Forum Moderators: DixonJones
We recently took on a new client that has a dating site. My client informed me yesterday that he wants more female audience and couples to his website.
We already have successful PPC campaigns going to the website which is resulting in both male, female and couple signups. I can only see this at the back end, but there is no way for me to see which / what keywords generated the most female signups.
How would you set this up inside Google Analytics ? A little help / push in the right direction would be greatly appreciated :)
Thanks !
If that's in place then you could create 3 advanced segments (1 for each type) using 1 Dimension. Dimension would be Content -> Page (Matches Exactly) female.html (or whatever thank you page is for the ladies). Then when you look at keyword reports and click the checkbox for your new advanced segment it will show users who qualified for that segment.
It might not be the best way to do things but you're pretty limited with this kind of stuff when using GA. If they had say a cookie set with male/female/couple then some mid-range analytics packages could give you 10x more usable data than GA.
[edited by: BradleyT at 5:48 pm (utc) on Mar. 19, 2009]
Thanks for the input Bradley, so you would start with two totally different goal funnels ?
It doesn't necessarily have to be two goal funnels you just need a way for GA to see that someone is male or female.
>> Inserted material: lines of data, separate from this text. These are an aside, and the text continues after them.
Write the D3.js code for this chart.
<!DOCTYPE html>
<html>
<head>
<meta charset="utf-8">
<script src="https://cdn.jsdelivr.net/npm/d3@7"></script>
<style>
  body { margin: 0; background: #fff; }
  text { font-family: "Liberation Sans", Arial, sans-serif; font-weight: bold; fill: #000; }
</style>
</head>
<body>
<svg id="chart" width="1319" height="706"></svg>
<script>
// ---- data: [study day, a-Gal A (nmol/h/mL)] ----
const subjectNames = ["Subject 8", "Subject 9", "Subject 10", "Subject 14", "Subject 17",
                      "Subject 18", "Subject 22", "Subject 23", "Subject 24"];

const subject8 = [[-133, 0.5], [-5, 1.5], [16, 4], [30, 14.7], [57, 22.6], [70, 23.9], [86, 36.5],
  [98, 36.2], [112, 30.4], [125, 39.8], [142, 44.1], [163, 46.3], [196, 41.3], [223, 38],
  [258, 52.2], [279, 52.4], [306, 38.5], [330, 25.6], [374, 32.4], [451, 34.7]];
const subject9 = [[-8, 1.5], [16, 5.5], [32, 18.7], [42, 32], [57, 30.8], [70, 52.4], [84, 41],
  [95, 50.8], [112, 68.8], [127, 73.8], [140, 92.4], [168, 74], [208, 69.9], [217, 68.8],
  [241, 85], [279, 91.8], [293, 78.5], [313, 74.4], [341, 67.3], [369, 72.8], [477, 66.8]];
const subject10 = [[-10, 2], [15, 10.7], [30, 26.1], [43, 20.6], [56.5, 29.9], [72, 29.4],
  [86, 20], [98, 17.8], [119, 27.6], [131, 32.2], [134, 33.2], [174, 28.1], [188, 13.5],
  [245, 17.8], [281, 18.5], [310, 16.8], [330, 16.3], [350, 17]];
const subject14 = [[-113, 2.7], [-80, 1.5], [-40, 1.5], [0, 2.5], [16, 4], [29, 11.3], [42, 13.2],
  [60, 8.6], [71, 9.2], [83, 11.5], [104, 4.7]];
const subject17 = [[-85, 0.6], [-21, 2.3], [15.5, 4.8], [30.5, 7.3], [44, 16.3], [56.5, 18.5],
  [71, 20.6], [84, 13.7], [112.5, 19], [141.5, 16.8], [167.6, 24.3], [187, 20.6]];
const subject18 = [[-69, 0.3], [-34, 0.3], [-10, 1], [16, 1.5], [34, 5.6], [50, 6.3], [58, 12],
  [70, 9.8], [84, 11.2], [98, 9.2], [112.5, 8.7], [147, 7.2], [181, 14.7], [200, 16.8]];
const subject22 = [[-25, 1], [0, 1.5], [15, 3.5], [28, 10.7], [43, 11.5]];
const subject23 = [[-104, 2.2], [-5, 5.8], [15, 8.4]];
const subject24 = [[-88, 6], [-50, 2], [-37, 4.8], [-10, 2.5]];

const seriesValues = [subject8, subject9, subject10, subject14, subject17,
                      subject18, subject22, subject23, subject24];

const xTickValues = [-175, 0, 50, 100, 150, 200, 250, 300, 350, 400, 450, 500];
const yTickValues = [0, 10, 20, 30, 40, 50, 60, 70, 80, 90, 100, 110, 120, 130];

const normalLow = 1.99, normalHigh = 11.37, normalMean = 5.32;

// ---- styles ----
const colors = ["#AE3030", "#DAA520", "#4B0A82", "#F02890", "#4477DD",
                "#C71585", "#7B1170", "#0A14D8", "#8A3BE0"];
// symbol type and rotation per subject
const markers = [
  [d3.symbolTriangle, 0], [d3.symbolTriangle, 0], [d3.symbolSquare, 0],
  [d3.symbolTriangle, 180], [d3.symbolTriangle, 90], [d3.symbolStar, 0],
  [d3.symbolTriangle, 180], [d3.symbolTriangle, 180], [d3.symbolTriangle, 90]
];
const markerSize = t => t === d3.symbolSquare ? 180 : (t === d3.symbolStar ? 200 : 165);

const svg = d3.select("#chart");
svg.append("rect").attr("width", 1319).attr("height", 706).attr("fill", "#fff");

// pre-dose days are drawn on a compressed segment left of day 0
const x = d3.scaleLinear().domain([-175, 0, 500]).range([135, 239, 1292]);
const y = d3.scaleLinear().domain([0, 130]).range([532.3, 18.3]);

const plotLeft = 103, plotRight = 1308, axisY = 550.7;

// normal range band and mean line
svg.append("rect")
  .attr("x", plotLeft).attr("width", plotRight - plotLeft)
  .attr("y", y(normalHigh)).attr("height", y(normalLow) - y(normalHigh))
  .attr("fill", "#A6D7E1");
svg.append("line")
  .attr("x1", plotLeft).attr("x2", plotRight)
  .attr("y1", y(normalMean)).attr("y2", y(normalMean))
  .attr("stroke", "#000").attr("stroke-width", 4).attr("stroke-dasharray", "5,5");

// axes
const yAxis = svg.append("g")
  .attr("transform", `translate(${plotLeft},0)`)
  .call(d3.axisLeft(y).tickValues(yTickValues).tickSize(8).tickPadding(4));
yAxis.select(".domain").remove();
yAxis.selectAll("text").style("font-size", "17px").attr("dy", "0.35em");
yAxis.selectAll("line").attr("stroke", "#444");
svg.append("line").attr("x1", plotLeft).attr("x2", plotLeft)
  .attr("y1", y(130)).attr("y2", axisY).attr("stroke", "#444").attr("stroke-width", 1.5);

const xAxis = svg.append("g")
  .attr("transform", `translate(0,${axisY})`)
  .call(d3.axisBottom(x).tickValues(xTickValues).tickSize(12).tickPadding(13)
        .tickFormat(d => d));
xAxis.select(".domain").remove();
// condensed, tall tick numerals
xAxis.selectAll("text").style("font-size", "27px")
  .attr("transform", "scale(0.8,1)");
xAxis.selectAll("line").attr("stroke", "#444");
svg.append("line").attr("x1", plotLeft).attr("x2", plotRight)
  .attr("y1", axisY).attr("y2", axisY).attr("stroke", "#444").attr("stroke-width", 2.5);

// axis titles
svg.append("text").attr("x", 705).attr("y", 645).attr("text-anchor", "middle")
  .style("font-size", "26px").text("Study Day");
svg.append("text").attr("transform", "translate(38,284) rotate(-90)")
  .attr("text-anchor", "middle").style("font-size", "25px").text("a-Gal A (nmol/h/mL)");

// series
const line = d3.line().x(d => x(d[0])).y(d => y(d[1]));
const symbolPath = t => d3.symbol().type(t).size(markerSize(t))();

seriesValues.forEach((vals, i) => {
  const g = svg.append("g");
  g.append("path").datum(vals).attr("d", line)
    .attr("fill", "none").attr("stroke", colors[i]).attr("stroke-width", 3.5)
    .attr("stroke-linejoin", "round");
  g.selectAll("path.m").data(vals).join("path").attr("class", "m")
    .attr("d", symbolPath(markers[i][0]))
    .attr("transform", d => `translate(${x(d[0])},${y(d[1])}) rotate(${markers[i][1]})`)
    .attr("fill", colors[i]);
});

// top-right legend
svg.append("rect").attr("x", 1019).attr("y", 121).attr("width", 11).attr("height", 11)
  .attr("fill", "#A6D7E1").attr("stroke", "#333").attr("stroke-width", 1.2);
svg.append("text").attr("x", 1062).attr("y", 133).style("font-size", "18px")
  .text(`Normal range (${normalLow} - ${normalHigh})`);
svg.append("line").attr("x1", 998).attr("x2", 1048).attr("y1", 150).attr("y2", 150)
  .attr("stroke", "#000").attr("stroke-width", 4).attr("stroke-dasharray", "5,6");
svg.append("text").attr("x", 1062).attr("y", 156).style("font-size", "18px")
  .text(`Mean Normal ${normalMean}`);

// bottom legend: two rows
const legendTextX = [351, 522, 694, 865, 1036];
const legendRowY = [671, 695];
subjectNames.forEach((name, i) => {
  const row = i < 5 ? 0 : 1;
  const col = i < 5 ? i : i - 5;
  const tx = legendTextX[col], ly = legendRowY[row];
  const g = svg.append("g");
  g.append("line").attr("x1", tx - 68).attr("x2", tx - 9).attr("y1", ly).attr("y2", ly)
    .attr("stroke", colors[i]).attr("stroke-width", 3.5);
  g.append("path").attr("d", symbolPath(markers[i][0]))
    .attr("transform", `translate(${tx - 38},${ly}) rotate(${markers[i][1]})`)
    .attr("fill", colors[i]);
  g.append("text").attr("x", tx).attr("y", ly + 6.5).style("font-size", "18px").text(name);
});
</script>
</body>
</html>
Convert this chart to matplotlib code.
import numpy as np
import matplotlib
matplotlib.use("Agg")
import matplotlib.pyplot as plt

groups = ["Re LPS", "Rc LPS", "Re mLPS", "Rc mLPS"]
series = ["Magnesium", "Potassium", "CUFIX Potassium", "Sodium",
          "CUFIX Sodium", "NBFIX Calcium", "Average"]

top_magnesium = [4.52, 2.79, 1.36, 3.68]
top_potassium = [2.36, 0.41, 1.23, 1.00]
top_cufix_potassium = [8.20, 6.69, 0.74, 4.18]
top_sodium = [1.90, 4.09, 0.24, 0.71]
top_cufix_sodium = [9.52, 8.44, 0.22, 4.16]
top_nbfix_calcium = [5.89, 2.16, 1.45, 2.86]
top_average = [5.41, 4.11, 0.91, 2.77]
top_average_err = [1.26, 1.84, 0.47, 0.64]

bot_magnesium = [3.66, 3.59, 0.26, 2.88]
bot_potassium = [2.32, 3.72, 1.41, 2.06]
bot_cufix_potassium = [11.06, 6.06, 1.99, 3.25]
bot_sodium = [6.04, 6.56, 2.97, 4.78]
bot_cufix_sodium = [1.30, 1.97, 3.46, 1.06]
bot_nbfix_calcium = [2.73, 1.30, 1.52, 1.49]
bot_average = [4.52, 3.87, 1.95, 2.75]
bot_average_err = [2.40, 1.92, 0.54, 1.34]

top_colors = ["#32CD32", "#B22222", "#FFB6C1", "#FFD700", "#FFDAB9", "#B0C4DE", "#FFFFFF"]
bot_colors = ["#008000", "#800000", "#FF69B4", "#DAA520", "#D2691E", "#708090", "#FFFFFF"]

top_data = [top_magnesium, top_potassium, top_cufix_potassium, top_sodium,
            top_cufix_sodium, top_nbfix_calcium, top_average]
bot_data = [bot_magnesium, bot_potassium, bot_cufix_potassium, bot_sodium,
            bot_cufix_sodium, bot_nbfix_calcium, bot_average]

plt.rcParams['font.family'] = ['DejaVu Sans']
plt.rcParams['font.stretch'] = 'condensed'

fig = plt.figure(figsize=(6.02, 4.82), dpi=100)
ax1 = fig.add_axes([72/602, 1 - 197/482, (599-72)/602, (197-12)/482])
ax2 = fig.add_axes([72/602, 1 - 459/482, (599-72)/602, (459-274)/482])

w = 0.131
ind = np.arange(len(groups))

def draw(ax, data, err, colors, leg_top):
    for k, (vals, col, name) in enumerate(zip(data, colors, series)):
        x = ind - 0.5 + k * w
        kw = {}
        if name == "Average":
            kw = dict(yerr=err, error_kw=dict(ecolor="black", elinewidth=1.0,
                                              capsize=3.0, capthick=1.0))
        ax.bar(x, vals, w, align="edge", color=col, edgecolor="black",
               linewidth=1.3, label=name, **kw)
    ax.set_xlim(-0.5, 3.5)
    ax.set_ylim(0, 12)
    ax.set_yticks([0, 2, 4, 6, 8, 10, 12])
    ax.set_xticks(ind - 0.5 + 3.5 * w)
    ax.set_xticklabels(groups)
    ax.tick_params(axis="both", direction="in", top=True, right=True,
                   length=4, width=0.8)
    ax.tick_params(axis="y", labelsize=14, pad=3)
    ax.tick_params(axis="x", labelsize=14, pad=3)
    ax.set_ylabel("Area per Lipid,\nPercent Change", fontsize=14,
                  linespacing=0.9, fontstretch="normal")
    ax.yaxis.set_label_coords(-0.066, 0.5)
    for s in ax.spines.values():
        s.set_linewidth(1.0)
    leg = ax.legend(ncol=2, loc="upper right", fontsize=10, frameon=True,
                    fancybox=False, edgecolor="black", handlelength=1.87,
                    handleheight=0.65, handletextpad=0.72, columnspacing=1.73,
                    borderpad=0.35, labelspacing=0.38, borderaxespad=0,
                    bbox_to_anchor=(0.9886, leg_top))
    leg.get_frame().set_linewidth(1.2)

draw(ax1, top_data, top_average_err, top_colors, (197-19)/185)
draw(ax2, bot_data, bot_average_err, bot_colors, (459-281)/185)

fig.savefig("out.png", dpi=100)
But probably the easiest way is to use distinct URLs on the thank you page for each gender - which is really two different goal funnels like you stated.
What mid range analytics package would you recommend ? my client is on a tight budget..
But if you can do the URL thing then you can just use that to segment male and female and should be able to get plenty of insight from that.
For example:
March 1st - visitor goes to thanks.php?g=f and gets set as a female visitor based on that page.
March 15th - visitor returns to site, do they still qualify for the female segment? (I'm not sure!) If they don't then my method won't work too well.